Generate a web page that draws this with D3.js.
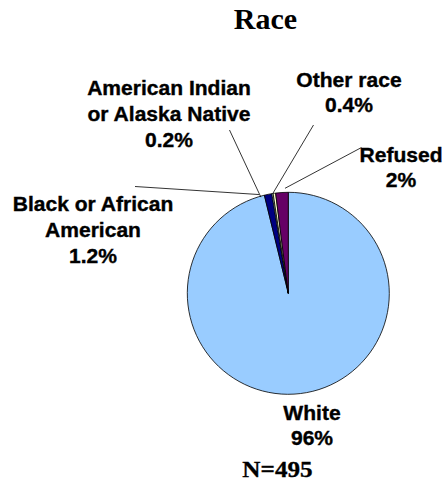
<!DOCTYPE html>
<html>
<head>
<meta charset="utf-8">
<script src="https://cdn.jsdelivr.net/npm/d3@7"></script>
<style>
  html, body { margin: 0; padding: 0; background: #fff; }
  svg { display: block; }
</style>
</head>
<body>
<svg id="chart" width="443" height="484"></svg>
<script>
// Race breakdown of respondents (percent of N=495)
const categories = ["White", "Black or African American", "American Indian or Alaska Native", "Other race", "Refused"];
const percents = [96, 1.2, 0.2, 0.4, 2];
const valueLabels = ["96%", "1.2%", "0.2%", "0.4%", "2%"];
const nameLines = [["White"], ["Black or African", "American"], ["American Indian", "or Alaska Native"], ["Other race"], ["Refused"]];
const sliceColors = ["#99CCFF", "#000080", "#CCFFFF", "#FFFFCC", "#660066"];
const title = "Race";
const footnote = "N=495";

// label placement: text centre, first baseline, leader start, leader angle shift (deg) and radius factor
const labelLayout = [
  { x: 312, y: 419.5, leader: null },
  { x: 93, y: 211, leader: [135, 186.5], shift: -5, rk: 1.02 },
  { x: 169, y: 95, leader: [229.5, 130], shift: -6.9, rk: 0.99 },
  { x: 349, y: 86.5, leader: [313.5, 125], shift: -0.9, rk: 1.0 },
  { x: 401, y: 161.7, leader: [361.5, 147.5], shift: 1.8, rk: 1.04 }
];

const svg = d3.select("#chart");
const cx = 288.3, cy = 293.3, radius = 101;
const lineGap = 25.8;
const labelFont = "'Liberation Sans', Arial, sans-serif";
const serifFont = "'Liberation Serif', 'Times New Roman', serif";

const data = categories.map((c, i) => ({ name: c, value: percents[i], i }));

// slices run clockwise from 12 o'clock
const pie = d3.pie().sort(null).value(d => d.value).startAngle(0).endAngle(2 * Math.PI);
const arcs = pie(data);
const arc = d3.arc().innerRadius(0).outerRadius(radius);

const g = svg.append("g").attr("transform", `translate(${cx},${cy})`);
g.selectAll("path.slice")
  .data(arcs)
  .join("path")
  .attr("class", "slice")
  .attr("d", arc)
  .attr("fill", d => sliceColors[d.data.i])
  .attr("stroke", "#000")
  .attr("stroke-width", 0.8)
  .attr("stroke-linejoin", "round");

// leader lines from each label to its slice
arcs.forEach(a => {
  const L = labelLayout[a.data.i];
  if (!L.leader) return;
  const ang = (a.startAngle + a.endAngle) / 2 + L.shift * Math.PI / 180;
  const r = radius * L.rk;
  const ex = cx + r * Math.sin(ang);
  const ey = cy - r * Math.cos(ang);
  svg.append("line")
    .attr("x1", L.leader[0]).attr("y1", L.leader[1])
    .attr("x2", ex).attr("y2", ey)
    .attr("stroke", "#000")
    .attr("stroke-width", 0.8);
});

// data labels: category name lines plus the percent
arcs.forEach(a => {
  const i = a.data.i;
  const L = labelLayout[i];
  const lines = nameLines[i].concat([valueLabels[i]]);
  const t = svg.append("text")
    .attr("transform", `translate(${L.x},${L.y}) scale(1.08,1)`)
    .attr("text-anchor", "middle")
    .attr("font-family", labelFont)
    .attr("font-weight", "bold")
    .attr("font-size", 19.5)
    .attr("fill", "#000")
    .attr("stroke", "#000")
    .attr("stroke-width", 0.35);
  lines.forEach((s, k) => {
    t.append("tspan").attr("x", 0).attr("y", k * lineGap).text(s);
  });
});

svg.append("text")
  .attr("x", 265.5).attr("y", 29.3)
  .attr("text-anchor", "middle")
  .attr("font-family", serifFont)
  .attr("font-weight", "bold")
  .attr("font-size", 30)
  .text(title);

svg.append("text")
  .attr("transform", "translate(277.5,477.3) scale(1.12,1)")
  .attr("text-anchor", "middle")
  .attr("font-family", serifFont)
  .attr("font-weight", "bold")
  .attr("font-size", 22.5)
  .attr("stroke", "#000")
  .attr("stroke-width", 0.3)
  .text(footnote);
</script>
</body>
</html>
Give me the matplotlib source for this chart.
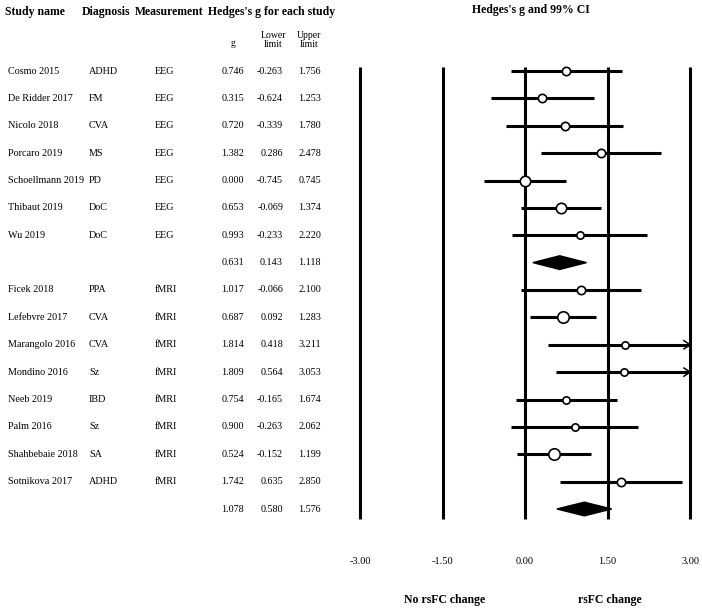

* * * * * * * * *

Aim. Each line of the material must be retyped exactly, except that images are omitted.

Exercise answer.
Generate a web page that draws this with D3.js.
<!DOCTYPE html>
<html>
<head>
<meta charset="utf-8">
<script src="https://cdn.jsdelivr.net/npm/d3@7"></script>
<style>
  html, body { margin: 0; padding: 0; background: #fff; }
  svg { display: block; }
</style>
</head>
<body>
<svg id="chart" width="443" height="484"></svg>
<script>
// Race breakdown of respondents (percent of N=495)
const categories = ["White", "Black or African American", "American Indian or Alaska Native", "Other race", "Refused"];
const percents = [96, 1.2, 0.2, 0.4, 2];
const valueLabels = ["96%", "1.2%", "0.2%", "0.4%", "2%"];
const nameLines = [["White"], ["Black or African", "American"], ["American Indian", "or Alaska Native"], ["Other race"], ["Refused"]];
const sliceColors = ["#99CCFF", "#000080", "#CCFFFF", "#FFFFCC", "#660066"];
const title = "Race";
const footnote = "N=495";

// label placement: text centre, first baseline, leader start, leader angle shift (deg) and radius factor
const labelLayout = [
  { x: 312, y: 419.5, leader: null },
  { x: 93, y: 211, leader: [135, 186.5], shift: -5, rk: 1.02 },
  { x: 169, y: 95, leader: [229.5, 130], shift: -6.9, rk: 0.99 },
  { x: 349, y: 86.5, leader: [313.5, 125], shift: -0.9, rk: 1.0 },
  { x: 401, y: 161.7, leader: [361.5, 147.5], shift: 1.8, rk: 1.04 }
];

const svg = d3.select("#chart");
const cx = 288.3, cy = 293.3, radius = 101;
const lineGap = 25.8;
const labelFont = "'Liberation Sans', Arial, sans-serif";
const serifFont = "'Liberation Serif', 'Times New Roman', serif";

const data = categories.map((c, i) => ({ name: c, value: percents[i], i }));

// slices run clockwise from 12 o'clock
const pie = d3.pie().sort(null).value(d => d.value).startAngle(0).endAngle(2 * Math.PI);
const arcs = pie(data);
const arc = d3.arc().innerRadius(0).outerRadius(radius);

const g = svg.append("g").attr("transform", `translate(${cx},${cy})`);
g.selectAll("path.slice")
  .data(arcs)
  .join("path")
  .attr("class", "slice")
  .attr("d", arc)
  .attr("fill", d => sliceColors[d.data.i])
  .attr("stroke", "#000")
  .attr("stroke-width", 0.8)
  .attr("stroke-linejoin", "round");

// leader lines from each label to its slice
arcs.forEach(a => {
  const L = labelLayout[a.data.i];
  if (!L.leader) return;
  const ang = (a.startAngle + a.endAngle) / 2 + L.shift * Math.PI / 180;
  const r = radius * L.rk;
  const ex = cx + r * Math.sin(ang);
  const ey = cy - r * Math.cos(ang);
  svg.append("line")
    .attr("x1", L.leader[0]).attr("y1", L.leader[1])
    .attr("x2", ex).attr("y2", ey)
    .attr("stroke", "#000")
    .attr("stroke-width", 0.8);
});

// data labels: category name lines plus the percent
arcs.forEach(a => {
  const i = a.data.i;
  const L = labelLayout[i];
  const lines = nameLines[i].concat([valueLabels[i]]);
  const t = svg.append("text")
    .attr("transform", `translate(${L.x},${L.y}) scale(1.08,1)`)
    .attr("text-anchor", "middle")
    .attr("font-family", labelFont)
    .attr("font-weight", "bold")
    .attr("font-size", 19.5)
    .attr("fill", "#000")
    .attr("stroke", "#000")
    .attr("stroke-width", 0.35);
  lines.forEach((s, k) => {
    t.append("tspan").attr("x", 0).attr("y", k * lineGap).text(s);
  });
});

svg.append("text")
  .attr("x", 265.5).attr("y", 29.3)
  .attr("text-anchor", "middle")
  .attr("font-family", serifFont)
  .attr("font-weight", "bold")
  .attr("font-size", 30)
  .text(title);

svg.append("text")
  .attr("transform", "translate(277.5,477.3) scale(1.12,1)")
  .attr("text-anchor", "middle")
  .attr("font-family", serifFont)
  .attr("font-weight", "bold")
  .attr("font-size", 22.5)
  .attr("stroke", "#000")
  .attr("stroke-width", 0.3)
  .text(footnote);
</script>
</body>
</html>
Give me the matplotlib source for this chart.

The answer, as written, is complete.